Like I said, I'd like to believe that, but I think it usually happens way before people get to the workplace. Certainly, by my age, you run into lots of people who are willing to sell out, who don't seem to have much ethics, and if they could get away with not coming to work and collecting a paycheck, using  the tribal credit card to pay for their gas all month or whatever, it wouldn't bother them the slightest bit. They'd just shrug it off.

Although I always hated those sappy 'talk to your kids about drugs commercials' (I guess they didn't have the same ad budget that the beer and tobacco companies did), they do have a point. As the old saying goes, the tree grows the way the twig is bent.

(COMPLETELY unrelated note - I was in Georgia and there are some very cool trail markers by the tribe that lived in the north Georgia mountains a hundred years ago. They would literally bend a twig and it would grow into some weird shaped tree and that was one of the ways they marked trails through the mountains.)

I think one way you make ethical people is by talking about ethics. It almost seems like a taboo subject, not just on the reservations but in society as a whole. It's not "nice" to call someone a liar or mean or stingy or a thief. Erich wrote a blog on how the Dakota used to put liars to death and how now people need to at least DISCUSS lying!

From the very beginning, I think as a parent, you need to discuss ethics. When my children were as young as five or six years old, if they had told a friend they would come over to play, and then another friend who was maybe more fun, more popular or whatever, asked them to play, I would say this,

"No.
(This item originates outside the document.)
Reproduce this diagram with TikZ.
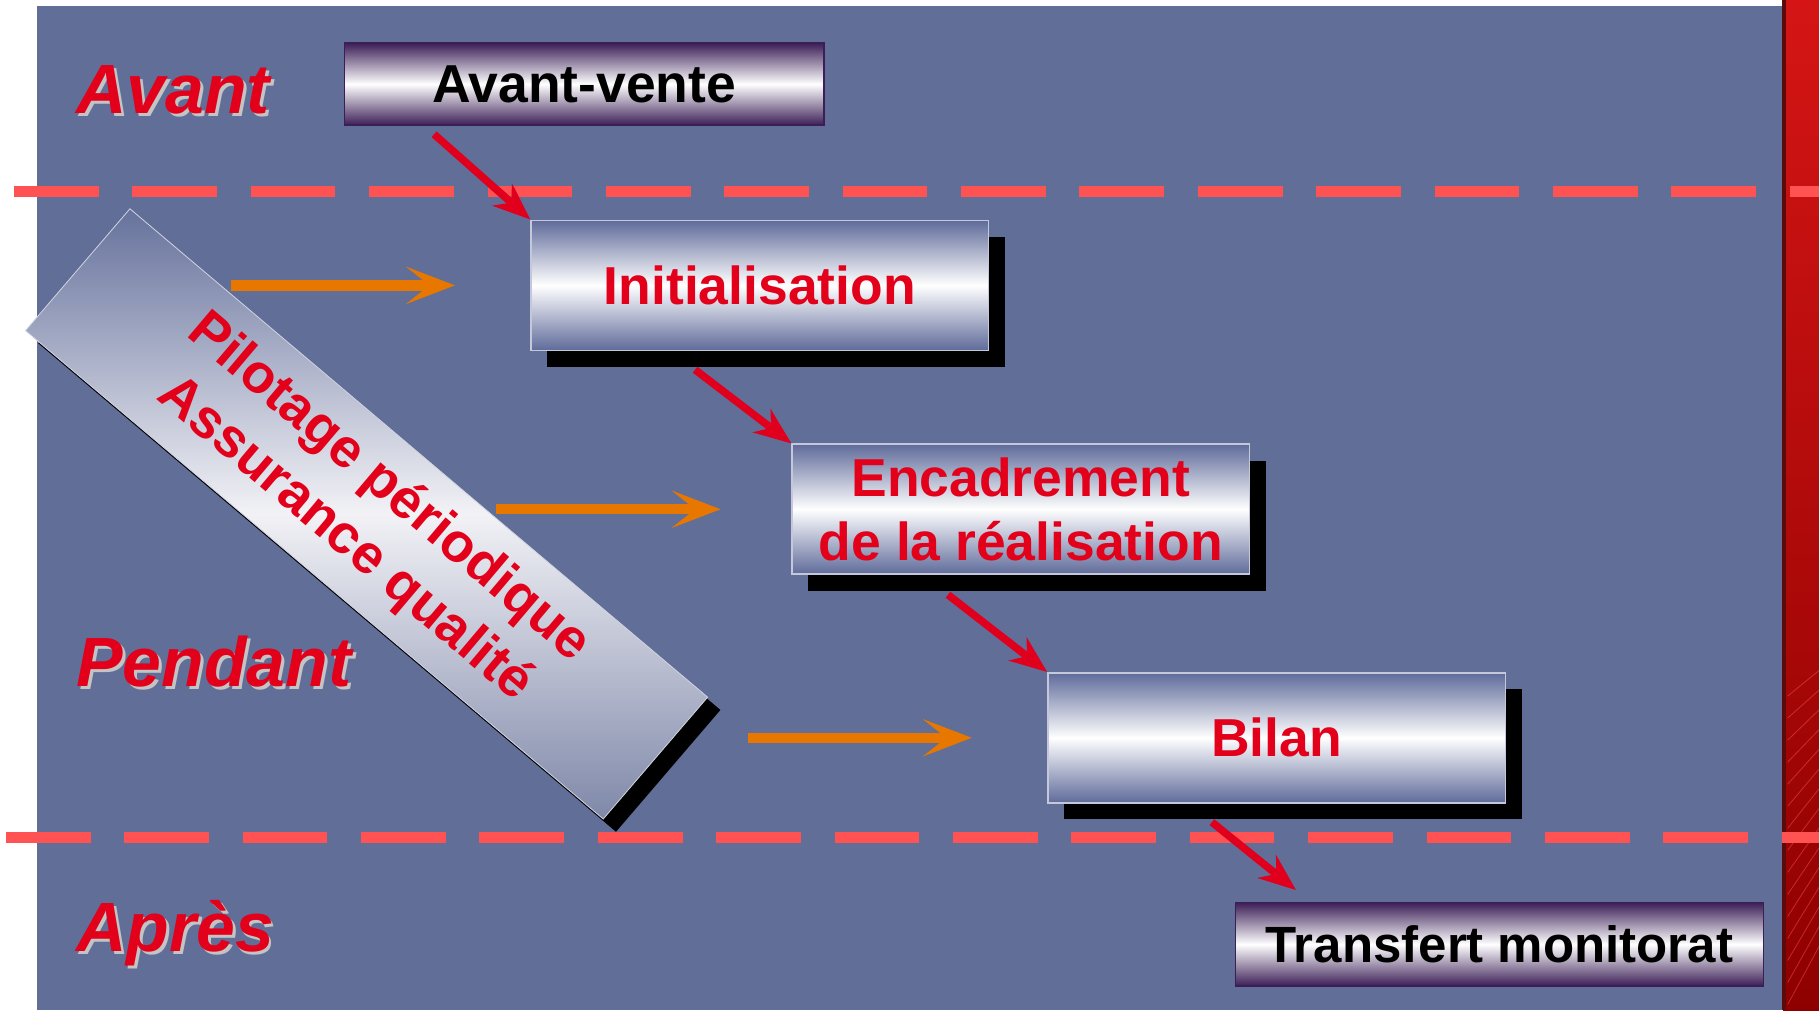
\documentclass[tikz,border=0pt]{standalone}
\usepackage{fontspec}
\setmainfont{Liberation Sans}
\usetikzlibrary{arrows.meta}
\usetikzlibrary{calc}
\usetikzlibrary{shadows}

\definecolor{panel}{HTML}{616E97}
\definecolor{boxslate}{HTML}{5F6B9A}
\definecolor{boxedge}{HTML}{C4C8DA}
\definecolor{salepurple}{HTML}{3B1E56}
\definecolor{titlered}{HTML}{E2001A}
\definecolor{arrowred}{HTML}{E0001E}
\definecolor{feedorange}{HTML}{E87700}
\definecolor{zonered}{HTML}{FF5252}
\definecolor{barred}{HTML}{D51515}
\definecolor{bardark}{HTML}{8E0000}
\definecolor{baredge}{HTML}{5A0C0C}
\definecolor{bandtop}{HTML}{66729C}
\definecolor{bandmid}{HTML}{F2F2F6}
\definecolor{bandbot}{HTML}{7F88A9}
\definecolor{labelshadow}{HTML}{C4C4C4}

\newcommand\boxfont{\fontsize{13.1}{15.6}\selectfont\bfseries}
\newcommand\smallboxfont{\fontsize{12.5}{15}\selectfont\bfseries}
\newcommand\bandfont{\fontsize{13.4}{16.5}\selectfont\bfseries}
\newcommand\phasefont{\fontsize{17.1}{20}\selectfont\bfseries\itshape}
\newcommand\shadowed[1]{\makebox[0pt][l]{\hspace{0.7pt}\raisebox{-0.7pt}{\color{labelshadow}#1}}#1}

\tikzset{
  every picture/.style={font={\bfseries}, >=stealth}}

\begin{document}
\begin{tikzpicture}[x=0.01cm, y=-0.01cm,
    stepbox/.style={draw=boxedge, thin, top color=boxslate, bottom color=boxslate,
      middle color=white, text=titlered, font=\boxfont, align=center,
      minimum width=3.94cm, minimum height=1.12cm, inner sep=0pt,
      drop shadow={shadow xshift=0.14cm, shadow yshift=-0.14cm, opacity=1, fill=black}},
    salebox/.style={draw=salepurple, thin, top color=salepurple, bottom color=salepurple,
      middle color=white, text=black, font=\boxfont, inner sep=0pt},
    phase/.style={anchor=base west, text=titlered, font=\phasefont, inner sep=0pt},
    bandshade/.style={top color=bandtop, bottom color=bandbot, middle color=bandmid},
    bandtext/.style={text=titlered, font=\bandfont, align=center, rotate=-40.2},
    flow/.style={-{Stealth[length=0.32cm, width=0.25cm, inset=0.1cm]}, draw=arrowred,
      line width=0.065cm},
    feed/.style={-{Stealth[length=0.42cm, width=0.32cm, inset=0.2cm]}, draw=feedorange,
      line width=0.09cm},
    zone/.style={draw=zonered, line width=0.09cm, dash pattern=on 0.73cm off 0.29cm}]

    % background
    \useasboundingbox (0,0) rectangle (1568,871);
    \fill[panel] (32,5) rectangle (1537,871);
    \shade[top color=barred, bottom color=bardark] (1537,0) rectangle (1568,871);
    \draw[baredge, line width=0.03cm] (1538,0) -- (1538,871);
    \foreach \k in {0,...,14}
      \draw[red!70!white, opacity=0.5, very thin] (1541,{600+\k*19}) -- (1568,{578+\k*17});

    \draw[zone] (12,165) -- (1568,165);
    \draw[zone] (5,722) -- (1568,722);

    % phases
    \node[phase] (avant) at (65,98) {\shadowed{Avant}};
    \node[phase] (pendant) at (65,592) {\shadowed{Pendant}};
    \node[phase] (apres) at (65,820) {\shadowed{Après}};

    % boxes
    \node[salebox, minimum width=4.13cm, minimum height=0.71cm] (AV) at (503.5,72.5) {Avant-vente};
    \node[stepbox] (INI) at (655,246) {Initialisation};
    \node[stepbox] (ENC) at (880,439) {Encadrement\\de la réalisation};
    \node[stepbox] (BIL) at (1100.5,636) {Bilan};
    \node[salebox, minimum width=4.55cm, minimum height=0.72cm, font=\smallboxfont] (TM)
      at (1292.5,814) {Transfert monitorat};

    % band
    \fill[black] (123,191) -- (621,612) -- (531,717) -- (33,296) -- cycle;
    \shade[bandshade] (112,180) -- (610,601) -- (520,706) -- (22,285) -- cycle;
    \draw[white!70!panel, very thin] (112,180) -- (610,601) -- (520,706) -- (22,285) -- cycle;
    \node[bandtext] (PIL) at (316,443) {Pilotage périodique\\Assurance qualité};

    \coordinate (feedA) at ($(INI.west)+(-258,0)$);
    \coordinate (tipA) at ($(INI.west)+(-65,0)$);
    \coordinate (feedB) at ($(ENC.west)+(-255,0)$);
    \coordinate (tipB) at ($(ENC.west)+(-61,0)$);
    \coordinate (feedC) at ($(BIL.west)+(-258,0)$);
    \coordinate (tipC) at ($(BIL.west)+(-65,0)$);

    \draw[feed] (feedA) -- (tipA);
    \draw[feed] (feedB) -- (tipB);
    \draw[feed] (feedC) -- (tipC);

    \draw[flow] ($(AV.south west)+(78,7)$) -- (INI.north west);
    \draw[flow] ($(INI.south west)+(142,16)$) -- (ENC.north west);
    \draw[flow] ($(ENC.south west)+(135,17)$) -- (BIL.north west);
    \draw[flow] ($(BIL.south west)+(142,16)$) -- ($(TM.north west)+(53,-10)$);
  \end{tikzpicture}
\end{document}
You can't go. You told someone else you would be at their house. You gave your word. And that means you have to do it. That is very, very important that when you say something you do it. That is a big part of what makes a good person."

Okay, so yes, I realize that those aren't very big words but remember, I am talking to a kid in kindergarten here.

 What about generosity?

I heard a show on This American Life, on the Cruelty of Children. I have to say that much of it was not something I would let my 11-year-old daughter listen to, just because of the adult nature of the discussion, but there was a section on a teacher who started a rule in her class "You can't say you can't play".

I talked to Julia about it and we had a discussion on children's feelings, on bullying, on how people feel left out. Now, Julia was the first fourth-grader to be elected to the student council at her school (it goes up to the eighth grade) and got re-elected this year. She is not an unpopular kid, but the word other parents and teachers use to describe her often is that she is "kind".

I would like to pretend I am brilliant,but the truth is that I think I learned all this from the conversations my grandmother had with me, usually at the same time as she was kneading bread dough or cooking dinner. What you teach your children matters.

As adults, the Tribal Leaders Institute is trying to promote these same discussions. The good news is, from what I have seen of the results so far, it is never too late to make ethical people.